— start of Data block —

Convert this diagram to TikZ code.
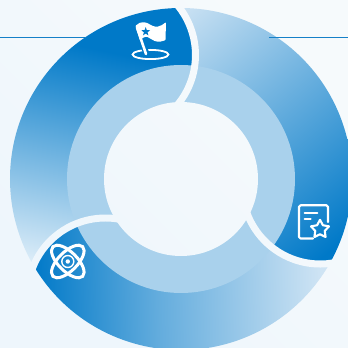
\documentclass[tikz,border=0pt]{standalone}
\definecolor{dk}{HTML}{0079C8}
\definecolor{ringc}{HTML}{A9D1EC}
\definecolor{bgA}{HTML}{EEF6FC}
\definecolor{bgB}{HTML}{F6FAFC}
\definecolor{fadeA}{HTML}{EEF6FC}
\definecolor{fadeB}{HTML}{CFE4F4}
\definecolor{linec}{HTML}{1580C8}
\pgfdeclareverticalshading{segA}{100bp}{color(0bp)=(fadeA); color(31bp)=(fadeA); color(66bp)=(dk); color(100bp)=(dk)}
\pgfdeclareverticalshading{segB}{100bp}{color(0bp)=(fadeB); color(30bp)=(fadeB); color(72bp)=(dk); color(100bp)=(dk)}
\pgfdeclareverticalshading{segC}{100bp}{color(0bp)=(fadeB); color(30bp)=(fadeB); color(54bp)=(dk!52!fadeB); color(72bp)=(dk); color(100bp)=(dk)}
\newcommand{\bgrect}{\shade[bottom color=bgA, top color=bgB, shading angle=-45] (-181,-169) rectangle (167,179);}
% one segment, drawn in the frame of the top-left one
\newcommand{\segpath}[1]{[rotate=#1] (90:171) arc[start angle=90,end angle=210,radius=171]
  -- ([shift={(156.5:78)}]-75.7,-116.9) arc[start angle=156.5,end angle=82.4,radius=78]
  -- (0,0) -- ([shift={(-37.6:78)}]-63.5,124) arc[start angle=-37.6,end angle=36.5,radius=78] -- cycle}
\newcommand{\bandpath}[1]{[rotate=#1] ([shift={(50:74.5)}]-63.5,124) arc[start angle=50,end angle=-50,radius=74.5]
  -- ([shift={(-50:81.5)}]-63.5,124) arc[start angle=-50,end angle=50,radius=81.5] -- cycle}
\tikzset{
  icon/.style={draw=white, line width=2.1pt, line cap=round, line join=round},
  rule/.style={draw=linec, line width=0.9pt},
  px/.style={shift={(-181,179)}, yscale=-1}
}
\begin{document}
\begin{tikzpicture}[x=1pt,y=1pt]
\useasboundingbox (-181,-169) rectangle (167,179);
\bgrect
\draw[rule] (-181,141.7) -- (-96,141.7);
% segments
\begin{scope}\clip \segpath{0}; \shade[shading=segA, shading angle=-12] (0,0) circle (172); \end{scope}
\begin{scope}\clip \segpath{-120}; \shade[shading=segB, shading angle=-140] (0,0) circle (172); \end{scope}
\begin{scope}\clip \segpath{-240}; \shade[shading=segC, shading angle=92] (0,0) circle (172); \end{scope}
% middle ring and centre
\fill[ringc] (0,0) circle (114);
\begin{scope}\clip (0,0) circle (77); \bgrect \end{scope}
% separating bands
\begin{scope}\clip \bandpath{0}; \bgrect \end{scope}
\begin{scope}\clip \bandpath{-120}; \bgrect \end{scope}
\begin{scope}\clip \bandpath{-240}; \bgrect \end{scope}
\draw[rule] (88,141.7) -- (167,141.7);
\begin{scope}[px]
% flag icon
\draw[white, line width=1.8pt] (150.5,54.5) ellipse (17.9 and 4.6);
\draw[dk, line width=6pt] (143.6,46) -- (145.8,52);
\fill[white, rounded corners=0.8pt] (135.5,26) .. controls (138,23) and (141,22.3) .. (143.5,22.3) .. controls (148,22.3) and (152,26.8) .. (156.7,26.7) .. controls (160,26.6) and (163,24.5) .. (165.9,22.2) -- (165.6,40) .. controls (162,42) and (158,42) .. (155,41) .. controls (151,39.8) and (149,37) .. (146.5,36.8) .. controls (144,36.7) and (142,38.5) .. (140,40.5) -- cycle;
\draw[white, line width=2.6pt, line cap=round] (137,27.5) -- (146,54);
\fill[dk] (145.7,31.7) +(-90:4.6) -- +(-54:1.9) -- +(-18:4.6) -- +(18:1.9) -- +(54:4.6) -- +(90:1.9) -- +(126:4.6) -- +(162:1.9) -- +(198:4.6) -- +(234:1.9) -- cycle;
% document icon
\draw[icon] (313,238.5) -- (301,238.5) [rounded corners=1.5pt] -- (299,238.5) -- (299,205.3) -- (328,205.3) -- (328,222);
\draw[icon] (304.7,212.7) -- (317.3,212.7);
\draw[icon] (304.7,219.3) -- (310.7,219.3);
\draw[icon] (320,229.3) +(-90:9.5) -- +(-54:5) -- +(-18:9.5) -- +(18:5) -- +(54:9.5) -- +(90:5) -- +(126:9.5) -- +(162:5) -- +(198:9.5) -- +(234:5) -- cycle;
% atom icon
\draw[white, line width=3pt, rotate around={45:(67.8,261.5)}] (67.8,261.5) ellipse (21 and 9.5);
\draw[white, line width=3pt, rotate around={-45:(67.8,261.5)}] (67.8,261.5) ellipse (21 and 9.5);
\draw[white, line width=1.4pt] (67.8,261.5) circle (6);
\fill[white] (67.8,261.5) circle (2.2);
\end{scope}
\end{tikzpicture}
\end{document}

— end of Data block —

§ What you are asked to do
Leave the pictures out and copy the rest of the data exactly.

§ Exercise response
Convert this diagram to TikZ code.
\documentclass[tikz,border=0pt]{standalone}
\definecolor{dk}{HTML}{0079C8}
\definecolor{ringc}{HTML}{A9D1EC}
\definecolor{bgA}{HTML}{EEF6FC}
\definecolor{bgB}{HTML}{F6FAFC}
\definecolor{fadeA}{HTML}{EEF6FC}
\definecolor{fadeB}{HTML}{CFE4F4}
\definecolor{linec}{HTML}{1580C8}
\pgfdeclareverticalshading{segA}{100bp}{color(0bp)=(fadeA); color(31bp)=(fadeA); color(66bp)=(dk); color(100bp)=(dk)}
\pgfdeclareverticalshading{segB}{100bp}{color(0bp)=(fadeB); color(30bp)=(fadeB); color(72bp)=(dk); color(100bp)=(dk)}
\pgfdeclareverticalshading{segC}{100bp}{color(0bp)=(fadeB); color(30bp)=(fadeB); color(54bp)=(dk!52!fadeB); color(72bp)=(dk); color(100bp)=(dk)}
\newcommand{\bgrect}{\shade[bottom color=bgA, top color=bgB, shading angle=-45] (-181,-169) rectangle (167,179);}
% one segment, drawn in the frame of the top-left one
\newcommand{\segpath}[1]{[rotate=#1] (90:171) arc[start angle=90,end angle=210,radius=171]
  -- ([shift={(156.5:78)}]-75.7,-116.9) arc[start angle=156.5,end angle=82.4,radius=78]
  -- (0,0) -- ([shift={(-37.6:78)}]-63.5,124) arc[start angle=-37.6,end angle=36.5,radius=78] -- cycle}
\newcommand{\bandpath}[1]{[rotate=#1] ([shift={(50:74.5)}]-63.5,124) arc[start angle=50,end angle=-50,radius=74.5]
  -- ([shift={(-50:81.5)}]-63.5,124) arc[start angle=-50,end angle=50,radius=81.5] -- cycle}
\tikzset{
  icon/.style={draw=white, line width=2.1pt, line cap=round, line join=round},
  rule/.style={draw=linec, line width=0.9pt},
  px/.style={shift={(-181,179)}, yscale=-1}
}
\begin{document}
\begin{tikzpicture}[x=1pt,y=1pt]
\useasboundingbox (-181,-169) rectangle (167,179);
\bgrect
\draw[rule] (-181,141.7) -- (-96,141.7);
% segments
\begin{scope}\clip \segpath{0}; \shade[shading=segA, shading angle=-12] (0,0) circle (172); \end{scope}
\begin{scope}\clip \segpath{-120}; \shade[shading=segB, shading angle=-140] (0,0) circle (172); \end{scope}
\begin{scope}\clip \segpath{-240}; \shade[shading=segC, shading angle=92] (0,0) circle (172); \end{scope}
% middle ring and centre
\fill[ringc] (0,0) circle (114);
\begin{scope}\clip (0,0) circle (77); \bgrect \end{scope}
% separating bands
\begin{scope}\clip \bandpath{0}; \bgrect \end{scope}
\begin{scope}\clip \bandpath{-120}; \bgrect \end{scope}
\begin{scope}\clip \bandpath{-240}; \bgrect \end{scope}
\draw[rule] (88,141.7) -- (167,141.7);
\begin{scope}[px]
% flag icon
\draw[white, line width=1.8pt] (150.5,54.5) ellipse (17.9 and 4.6);
\draw[dk, line width=6pt] (143.6,46) -- (145.8,52);
\fill[white, rounded corners=0.8pt] (135.5,26) .. controls (138,23) and (141,22.3) .. (143.5,22.3) .. controls (148,22.3) and (152,26.8) .. (156.7,26.7) .. controls (160,26.6) and (163,24.5) .. (165.9,22.2) -- (165.6,40) .. controls (162,42) and (158,42) .. (155,41) .. controls (151,39.8) and (149,37) .. (146.5,36.8) .. controls (144,36.7) and (142,38.5) .. (140,40.5) -- cycle;
\draw[white, line width=2.6pt, line cap=round] (137,27.5) -- (146,54);
\fill[dk] (145.7,31.7) +(-90:4.6) -- +(-54:1.9) -- +(-18:4.6) -- +(18:1.9) -- +(54:4.6) -- +(90:1.9) -- +(126:4.6) -- +(162:1.9) -- +(198:4.6) -- +(234:1.9) -- cycle;
% document icon
\draw[icon] (313,238.5) -- (301,238.5) [rounded corners=1.5pt] -- (299,238.5) -- (299,205.3) -- (328,205.3) -- (328,222);
\draw[icon] (304.7,212.7) -- (317.3,212.7);
\draw[icon] (304.7,219.3) -- (310.7,219.3);
\draw[icon] (320,229.3) +(-90:9.5) -- +(-54:5) -- +(-18:9.5) -- +(18:5) -- +(54:9.5) -- +(90:5) -- +(126:9.5) -- +(162:5) -- +(198:9.5) -- +(234:5) -- cycle;
% atom icon
\draw[white, line width=3pt, rotate around={45:(67.8,261.5)}] (67.8,261.5) ellipse (21 and 9.5);
\draw[white, line width=3pt, rotate around={-45:(67.8,261.5)}] (67.8,261.5) ellipse (21 and 9.5);
\draw[white, line width=1.4pt] (67.8,261.5) circle (6);
\fill[white] (67.8,261.5) circle (2.2);
\end{scope}
\end{tikzpicture}
\end{document}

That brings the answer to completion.